– W grupie badanych przez nas próbek cztery pochodziły od niemowląt. Dotychczas niezwykle rzadko się zdarzało, by wymazy były pobierane od tak małych dzieci, gdyż zakażenie przechodziły bezobjawowo. Dodatkowo niepokoi nas występowanie u dzieci koinfekcji (jednoczesnego zarażenia co najmniej dwoma wirusami – przyp. SE). z innymi patogenami. Do tej pory koinfekcje zdarzały się niezwykle rzadko, najczęściej u pacjentów hospitalizowanych. Dlatego, choć na razie nadal mamy do czynienia z incydentalnymi przypadkami, z pewnością wymaga to dalszych badań i wnikliwych analiz" – podkreśla dr Emilia Morawiec, zastępca kierownika Laboratorium. Podwójne zakażenie (koronawirusem oraz paragrpą) wykryto u 5-miesięcznego dziecka. PAP nie podaje informacji o stanie zdrowia 2,5-latka.
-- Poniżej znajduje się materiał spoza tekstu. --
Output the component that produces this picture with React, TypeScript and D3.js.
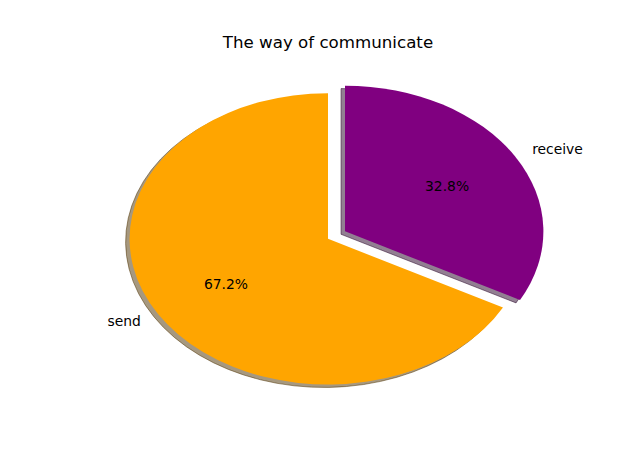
import React from "react";
import * as d3 from "d3";

const labels = ["send", "receive"];
const values = [67.2, 32.8];
const colors = ["#FFA500", "#800080"];
const explode = [0, 0.1];
const title = "The way of communicate";

const W = 640;
const H = 473;

export default function App() {
  const x = d3.scaleLinear().domain([-1.25, 1.25]).range([0.125 * W, 0.9 * W]);
  const y = d3.scaleLinear().domain([-1.25, 1.25]).range([H * 0.89, H * 0.12]);
  const cx = x(0);
  const cy = y(0);
  const sx = x(1) - x(0);
  const sy = y(0) - y(1);

  const pie = d3
    .pie<number>()
    .sort(null)
    .value((d) => d)
    .startAngle(0)
    .endAngle(-2 * Math.PI);
  const arcs = pie(values);
  const arc = d3.arc<d3.PieArcDatum<number>>().innerRadius(0).outerRadius(1);

  const items = arcs.map((a, i) => {
    const mid = (a.startAngle + a.endAngle) / 2;
    const dx = Math.sin(mid);
    const dy = -Math.cos(mid);
    const ox = explode[i] * dx;
    const oy = explode[i] * dy;
    return { a, i, mid, dx, dy, ox, oy };
  });

  const font = "DejaVu Sans, sans-serif";

  return (
    <svg width={W} height={H} style={{ display: "block", position: "absolute", left: 0, top: 0 }}>
      <rect width={W} height={H} fill="#fff" />
      <g transform={`translate(${cx},${cy}) scale(${sx},${sy})`}>
        {items.map(({ a, i, ox, oy }) => {
          const c = d3.rgb(colors[i]);
          const sc = `rgb(${c.r * 0.3},${c.g * 0.3},${c.b * 0.3})`;
          return (
            <path
              key={"s" + i}
              d={arc(a) || ""}
              transform={`translate(${ox - 0.02},${oy + 0.02})`}
              fill={sc}
              fillOpacity={0.5}
              stroke={sc}
              strokeOpacity={0.5}
              strokeWidth={1}
              vectorEffect="non-scaling-stroke"
            />
          );
        })}
        {items.map(({ a, i, ox, oy }) => (
          <path key={"w" + i} d={arc(a) || ""} transform={`translate(${ox},${oy})`} fill={colors[i]} />
        ))}
      </g>
      {items.map(({ i, dx, dy, ox, oy }) => {
        const lx = cx + (ox + 1.1 * dx) * sx;
        const ly = cy + (oy + 1.1 * dy) * sy;
        const px = cx + (ox + 0.6 * dx) * sx;
        const py = cy + (oy + 0.6 * dy) * sy;
        const pct = (values[i] / d3.sum(values)) * 100;
        return (
          <g key={"t" + i} fontFamily={font} fontSize={13.89} fill="#000">
            <text x={lx} y={ly} textAnchor={dx < 0 ? "end" : "start"} dominantBaseline="central">
              {labels[i]}
            </text>
            <text x={px} y={py} textAnchor="middle" dominantBaseline="central">
              {pct.toFixed(1) + "%"}
            </text>
          </g>
        );
      })}
      <text x={cx} y={H * 0.12 - 8.33} textAnchor="middle" fontFamily={font} fontSize={16.67} fill="#000">
        {title}
      </text>
    </svg>
  );
}
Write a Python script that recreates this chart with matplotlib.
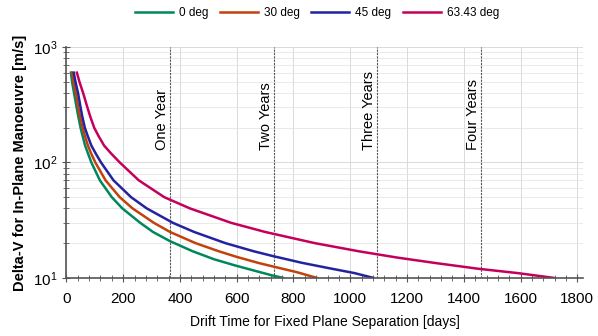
import numpy as np
import matplotlib.pyplot as plt
from matplotlib.ticker import MultipleLocator, LogLocator, NullFormatter

plt.rcParams['font.family'] = ['Liberation Sans', 'DejaVu Sans']

# drift time [days], delta-v [m/s]
d_0 = [16, 20, 27, 36, 42, 50, 57, 66, 76, 88, 118, 160, 197, 260, 305, 365,
       445, 520, 595, 665, 725, 763]
v_0 = [600, 500, 400, 300, 250, 200, 170, 140, 120, 100, 70, 50, 40, 30, 25, 20.8,
       17, 14.5, 12.8, 11.5, 10.5, 10]

d_30 = [20, 25, 33, 42, 48, 57, 65, 76, 87, 102, 138, 188, 233, 308, 365, 455,
        537, 600, 675, 725, 812, 882]
v_30 = [600, 500, 400, 300, 250, 200, 170, 140, 120, 100, 70, 50, 40, 30, 25, 20,
        17, 15.2, 13.5, 12.6, 11.2, 10]

d_45 = [26, 32, 41, 50, 56, 65, 75, 88, 103, 122, 166, 228, 283, 375, 450, 560,
        660, 725, 830, 935, 1015, 1081]
v_45 = [600, 500, 400, 300, 250, 200, 170, 140, 120, 100, 70, 50, 40, 30, 25, 20,
        17, 15.5, 13.5, 12, 11, 10]

d_63 = [37, 46, 59, 74, 84, 98, 113, 133, 157, 188, 255, 345, 435, 580, 700, 875,
        1030, 1165, 1295, 1450, 1590, 1716]
v_63 = [600, 500, 400, 300, 250, 200, 170, 140, 120, 100, 70, 50, 40, 30, 25, 20,
        17, 15, 13.5, 12, 11, 10]

years = [365, 730, 1095, 1460]
year_labels = ['One Year', 'Two Years', 'Three Years', 'Four Years']

fig = plt.figure(figsize=(5.98, 3.36), dpi=100)
ax = fig.add_axes([0.111, 0.173, 0.864, 0.687])

ax.plot(d_0, v_0, color='#00875e', lw=1.8, label='0 deg')
ax.plot(d_30, v_30, color='#c2410c', lw=1.8, label='30 deg')
ax.plot(d_45, v_45, color='#2323a0', lw=1.8, label='45 deg')
ax.plot(d_63, v_63, color='#c4005c', lw=1.8, label='63.43 deg')

for x, lab in zip(years, year_labels):
    ax.axvline(x, color='#555555', lw=0.8, ls=(0, (2, 1)), zorder=1)
    ax.text(x - 3, 128, lab, rotation=90, ha='right', va='bottom', fontsize=10.5)

ax.set_yscale('log')
ax.set_xlim(0, 1820)
ax.set_ylim(10, 1000)
ax.xaxis.set_major_locator(MultipleLocator(200))
ax.xaxis.set_minor_locator(MultipleLocator(40))
ax.yaxis.set_minor_locator(LogLocator(base=10, subs=np.arange(2, 10)))
ax.yaxis.set_minor_formatter(NullFormatter())

ax.grid(which='major', color='#d4d4d4', lw=0.6)
ax.grid(which='minor', axis='y', color='#e2e2e2', lw=0.5)
ax.set_axisbelow(True)

for s in ['top', 'right']:
    ax.spines[s].set_visible(False)
for s in ['left', 'bottom']:
    ax.spines[s].set_color('#555555')
    ax.spines[s].set_linewidth(1.2)

ax.tick_params(which='both', direction='inout', colors='#555555', labelcolor='black',
               labelsize=11)
ax.tick_params(which='major', length=6)
ax.tick_params(which='minor', length=4)
ax.tick_params(axis='x', pad=7)

ax.set_xlabel('Drift Time for Fixed Plane Separation [days]', fontsize=10, labelpad=7)
ax.set_ylabel('Delta-V for In-Plane Manoeuvre [m/s]', fontsize=10.5, fontweight='bold')

fig.legend(loc='upper center', bbox_to_anchor=(0.53, 1.01), ncol=4, frameon=False,
           fontsize=8.5, handlelength=3.2, columnspacing=1.0, handletextpad=0.5)

fig.savefig('out.png', dpi=100)
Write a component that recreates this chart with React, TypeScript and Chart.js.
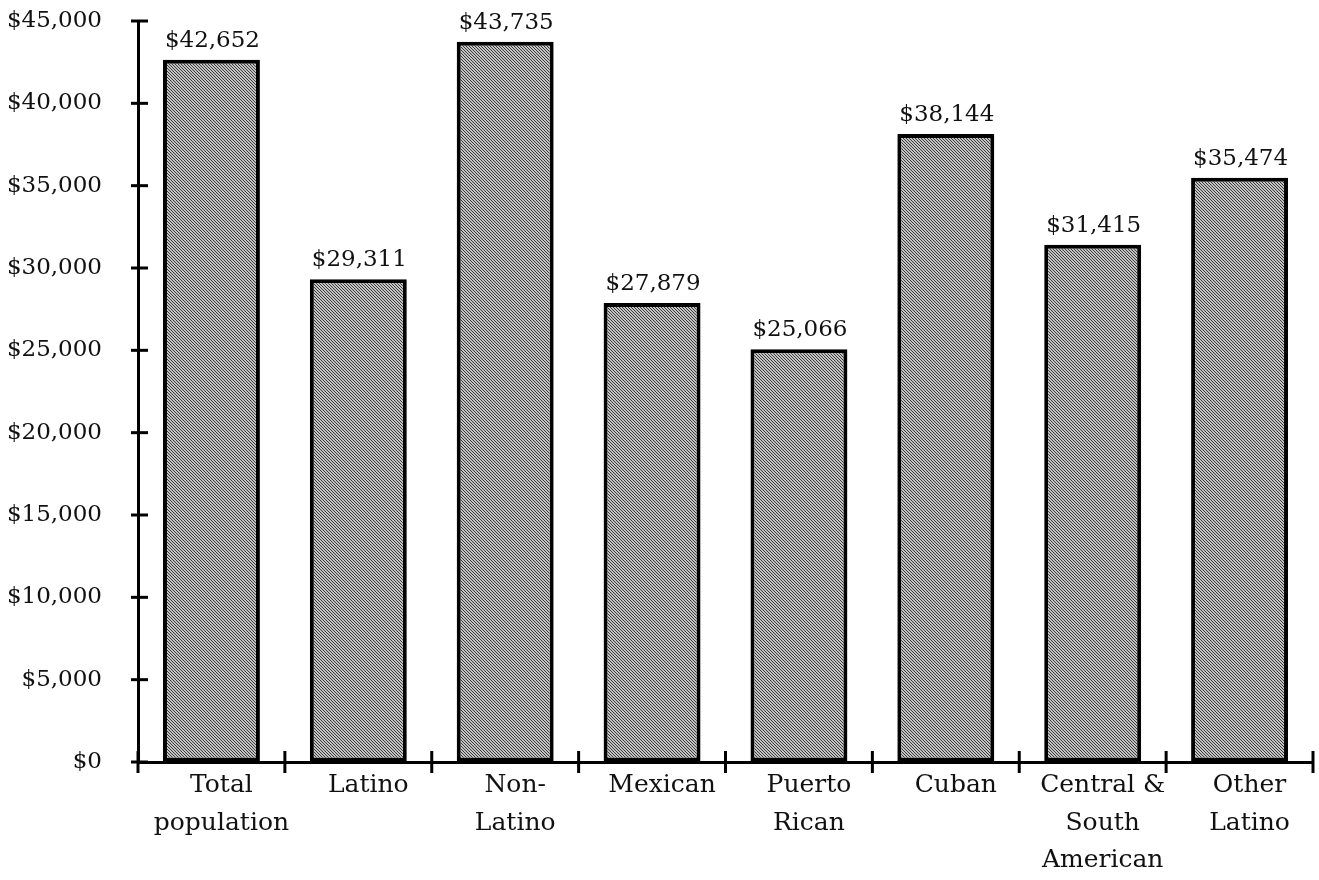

Szczególnie niebezpieczny w przypadku małych dzieci jest wirus RSV. Respiratory Syncytial Virus (RSV) to wirus nabłonka oddechowego. Wywołuje ostre zapalenia oskrzelików u najmłodszych dzieci. Do zakażenia dochodzi drogą kropelkową i najczęściej od… innych dzieci. Obecnie mamy w Polsce ze szczególnym nasileniem zachorowań wywołanych RSV. Jak wynika z danych zebranych przez „Dziennik Gazetę Prawną liczba zwolnień na opiekę nad dziećmi „była we wrześniu tego roku niemal o 80 proc. większa niż w analogicznym miesiącu ubiegłego roku”. Wzięło je 324 tys. 500 osób wobec 181 tys. 900 osób w 2020 r.
Paragrypa, zwana również grypą rzekomą, to choroba o objawach pomiędzy grypą prawdziwą a silny przeziębieniem. Często myli się ją z grypą prawdziwą, choćby dlatego, że i jedna i druga choroba przebiega w sposób gwałtowny. Nadto wirusy je wywołujące są aktywne w podobnym czasie. O ile przeciwko grypie prawdziwej można się zaszczepić, o tyle przeciwko grypie rzekomej już nie. Chorobę tę wywołuje wirus HPIV (human parainfluenza virus). Nie mutuje, jak patogeny grypowe, ale występuje w 4 typach, wywołujących różne objawy chorobowe. HPIV 1 – zapalenie krtani, tchawicy, oskrzeli, HPIV 2 wywołuje te same dolegliwość, ale jest słabiej wykrywalny, HPIV 3 to najgroźniejszy z czwórki wirusów i skutkując szczytem zainteresowania wiosną i latem i jest odpowiedzialny za powstanie zapalenia płuc. Istnieje jeszcze HPIV 4, ale nie został dotychczas wystarczająco rozpoznany.
Wracając do badań prowadzonych przez Gyncentrum… Jego eksperci poddali sekwencjonowaniu 186 próbek pobranych od pacjentów we wrześniu i październiku. Sekwencjonowanie to, upraszczając, odczytywanie informacji genetycznej, pozwalające na monitorowanie zmienności materiału genetycznego, czyli jego zdolności do mutowania. We wszystkich próbkach wykryto koronawirusa, w większości wariant Delta, ale także i jego mutację z plusem w nazwie (naukowo: podtyp AY.4.2). – Najmłodszy pacjent zakażony mutacją AY.4.2 to dwuletni chłopczyk, najstarsza pacjentka to 77-letnia kobieta. Na razie nie ma pewności, czy ten podtyp wirusa jest groźniejszy od dotychczasowego wariantu Delta, ale uznaje się go za wymagający dalszych badań. Szacuje się, że w Wielkiej Brytanii odpowiada on obecnie za 10 proc. zakażeń. Pojawienie się kolejnego podtypu wariantu Delta, których wyodrębniono już ponad 40 – obrazuje, jaką zdolność ewolucji posiada koronawirus. Dlatego ważne jest kontynuowanie badań nad genomem SARS-CoV-2, pozwalających na identyfikację ewentualnych nowo powstałych niepokojących wariantów – tłumaczy dr Emilia Morawiec.
Badania te prowadzone są przez Geocentrum oraz Śląski Uniwersytet Medyczny od lutego 2021 r. Ich wyniki zasilają krajowe i światowe bazy danych instytutów naukowych monitorujących występowanie różnych mutacji wirusa SARS-CoV-2 i grypy.